SUPPLIED MATERIAL
##########
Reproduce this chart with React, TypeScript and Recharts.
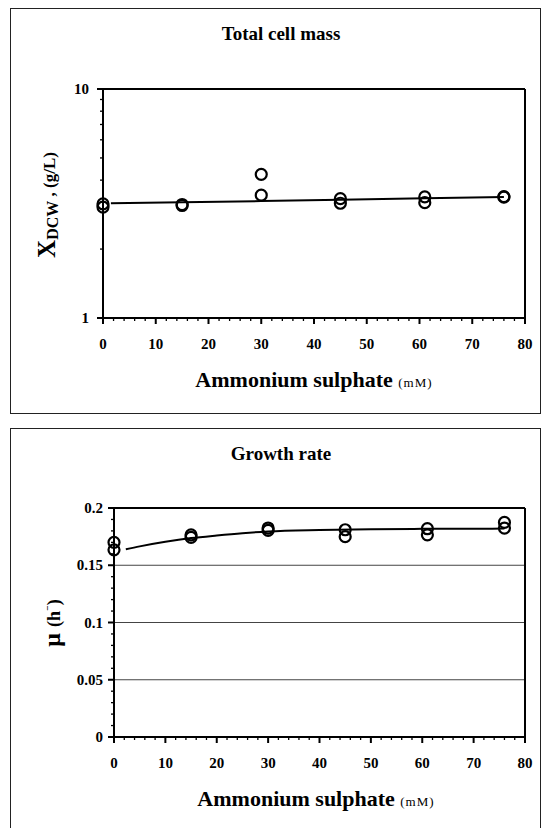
import React from 'react';
import { ComposedChart, XAxis, YAxis, Scatter, Line, ReferenceLine } from 'recharts';

// Ammonium sulphate concentrations (mM) of the duplicate runs
const runConc = [0, 0, 15, 15, 30, 30, 45, 45, 61, 61, 76, 76];
// Total cell mass X_DCW (g/L)
const massValues = [3.15, 3.05, 3.13, 3.1, 4.24, 3.44, 3.32, 3.17, 3.38, 3.19, 3.39, 3.37];
const massFitConc = [1.5, 15, 30, 45, 61, 76];
const massFitValues = [3.17, 3.2, 3.24, 3.28, 3.33, 3.38];
// Growth rate mu (1/h)
const rateValues = [0.17, 0.1635, 0.1766, 0.1743, 0.1825, 0.1804, 0.181, 0.175, 0.1819, 0.1766, 0.1874, 0.1825];
const rateFitConc = [2.3, 5, 10, 15, 20, 25, 30, 40, 50, 60, 76];
const rateFitValues = [0.164, 0.1665, 0.1705, 0.1737, 0.176, 0.178, 0.1795, 0.1808, 0.1815, 0.1818, 0.182];

// ticks
const xTickLabels = [0, 10, 20, 30, 40, 50, 60, 70, 80];
const xMinorTicks = Array.from({ length: 41 }, (_, i) => i * 2);
const massTickLabels = [1, 10];
const massMinorTicks = [1, 2, 3, 4, 5, 6, 7, 8, 9, 10];
const rateTickLabels = [0, 0.05, 0.1, 0.15, 0.2];
const rateMinorTicks = Array.from({ length: 21 }, (_, i) => i / 100);
const rateGrid = [0.05, 0.1, 0.15];

const FONT = '"Liberation Serif", "DejaVu Serif", serif';

const massPoints = runConc.map((x, i) => ({ x, y: massValues[i] }));
const massFit = massFitConc.map((x, i) => ({ x, y: massFitValues[i] }));
const ratePoints = runConc.map((x, i) => ({ x, y: rateValues[i] }));
const rateFit = rateFitConc.map((x, i) => ({ x, y: rateFitValues[i] }));

const isLabelled = (list: number[], v: number) => list.some((t) => Math.abs(t - v) < 1e-9);

const XTick = (props: any) => {
  const { x, y, payload } = props;
  const major = isLabelled(xTickLabels, payload.value);
  return (
    <g>
      <line x1={x} x2={x} y1={y} y2={y + (major ? 6 : 3)} stroke="#000" strokeWidth={major ? 2 : 1.3} />
      {major && (
        <text x={x} y={y + 26} textAnchor="middle" dominantBaseline="central"
          style={{ fontFamily: FONT }} fontWeight="bold" fontSize={15} fill="#000">
          {payload.value}
        </text>
      )}
    </g>
  );
};

const makeYTick = (labels: number[], gap: number) => (props: any) => {
  const { x, y, payload } = props;
  const major = isLabelled(labels, payload.value);
  return (
    <g>
      <line x1={x} x2={x - (major ? 6 : 3)} y1={y} y2={y} stroke="#000" strokeWidth={major ? 2 : 1.3} />
      {major && (
        <text x={x - gap} y={y} textAnchor="end" dominantBaseline="central"
          style={{ fontFamily: FONT }} fontWeight="bold" fontSize={15} fill="#000">
          {payload.value}
        </text>
      )}
    </g>
  );
};

const Ring = (props: any) => (
  <circle cx={props.cx} cy={props.cy} r={5.5} fill="none" stroke="#000" strokeWidth={2.2} />
);

const Panel: React.FC<{ top: number; height: number }> = ({ top, height }) => (
  <div style={{ position: 'absolute', left: 10, top, width: 529, height, border: '1px solid #222' }} />
);

const Text: React.FC<{ x: number; y: number; size: number; rotate?: boolean; children: React.ReactNode }> = ({ x, y, size, rotate, children }) => (
  <div style={{
    position: 'absolute', left: x, top: y, whiteSpace: 'nowrap', fontFamily: FONT, fontWeight: 'bold',
    fontSize: size, lineHeight: 1, color: '#000',
    transform: `translate(-50%, -50%)${rotate ? ' rotate(-90deg)' : ''}`,
  }}>
    {children}
  </div>
);

const axisLine = { stroke: '#000', strokeWidth: 2 };

export default function App() {
  return (
    <div style={{ position: 'absolute', left: 0, top: 0, width: 541, height: 828, overflow: 'hidden', background: '#fff', fontFamily: FONT }}>
      <Panel top={8} height={404} />
      <Panel top={428} height={420} />

      {/* Total cell mass */}
      <div style={{ position: 'absolute', left: 0, top: 0 }}>
        <ComposedChart width={541} height={420} margin={{ top: 89, right: 16, bottom: 72, left: 43 }}>
          <XAxis type="number" dataKey="x" domain={[0, 80]} ticks={xMinorTicks} interval={0}
            tickSize={0} tickMargin={0} tickLine={false} axisLine={axisLine} tick={XTick} height={30} />
          <YAxis type="number" dataKey="y" scale="log" domain={[1, 10]} allowDataOverflow ticks={massMinorTicks}
            interval={0} tickSize={0} tickMargin={0} tickLine={false} axisLine={axisLine}
            tick={makeYTick(massTickLabels, 14)} width={60} />
          <ReferenceLine y={10} stroke="#000" strokeWidth={2} />
          <ReferenceLine x={80} stroke="#000" strokeWidth={2} />
          <Line data={massFit} dataKey="y" type="linear" stroke="#000" strokeWidth={2} dot={false} isAnimationActive={false} />
          <Scatter data={massPoints} dataKey="y" shape={Ring} isAnimationActive={false} />
        </ComposedChart>
      </div>
      <Text x={281} y={33} size={19}>Total cell mass</Text>
      <Text x={46} y={205} size={25} rotate>
        X<span style={{ fontSize: 16, position: 'relative', top: 3 }}>DCW</span>
        <span style={{ fontSize: 17 }}> , (g/L)</span>
      </Text>
      <Text x={314} y={380} size={22}>
        Ammonium sulphate <span style={{ fontSize: 13, letterSpacing: 1, fontWeight: 'normal' }}>(mM)</span>
      </Text>

      {/* Growth rate */}
      <div style={{ position: 'absolute', left: 0, top: 420 }}>
        <ComposedChart width={541} height={408} margin={{ top: 88, right: 16, bottom: 61, left: 54 }}>
          <XAxis type="number" dataKey="x" domain={[0, 80]} ticks={xMinorTicks} interval={0}
            tickSize={0} tickMargin={0} tickLine={false} axisLine={axisLine} tick={XTick} height={30} />
          <YAxis type="number" dataKey="y" domain={[0, 0.2]} allowDataOverflow ticks={rateMinorTicks}
            interval={0} tickSize={0} tickMargin={0} tickLine={false} axisLine={axisLine}
            tick={makeYTick(rateTickLabels, 11)} width={60} />
          {rateGrid.map((v) => (
            <ReferenceLine key={v} y={v} stroke="#444" strokeWidth={1.2} />
          ))}
          <ReferenceLine y={0.2} stroke="#000" strokeWidth={2} />
          <ReferenceLine x={80} stroke="#000" strokeWidth={2} />
          <Line data={rateFit} dataKey="y" type="monotone" stroke="#000" strokeWidth={2} dot={false} isAnimationActive={false} />
          <Scatter data={ratePoints} dataKey="y" shape={Ring} isAnimationActive={false} />
        </ComposedChart>
      </div>
      <Text x={281} y={453} size={19}>Growth rate</Text>
      <Text x={52} y={623} size={24} rotate>
        μ <span style={{ fontSize: 18 }}>(h<sup style={{ fontSize: 11 }}>⁻</sup>)</span>
      </Text>
      <Text x={316} y={799} size={22}>
        Ammonium sulphate <span style={{ fontSize: 13, letterSpacing: 1, fontWeight: 'normal' }}>(mM)</span>
      </Text>
    </div>
  );
}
##########
AIM
Copy nothing but the lines from the first one in the listing through the line with "Scatter, Line, ReferenceLine", and omit the pictures.

FULL OUTPUT
Reproduce this chart with React, TypeScript and Recharts.
import React from 'react';
import { ComposedChart, XAxis, YAxis, Scatter, Line, ReferenceLine } from 'recharts';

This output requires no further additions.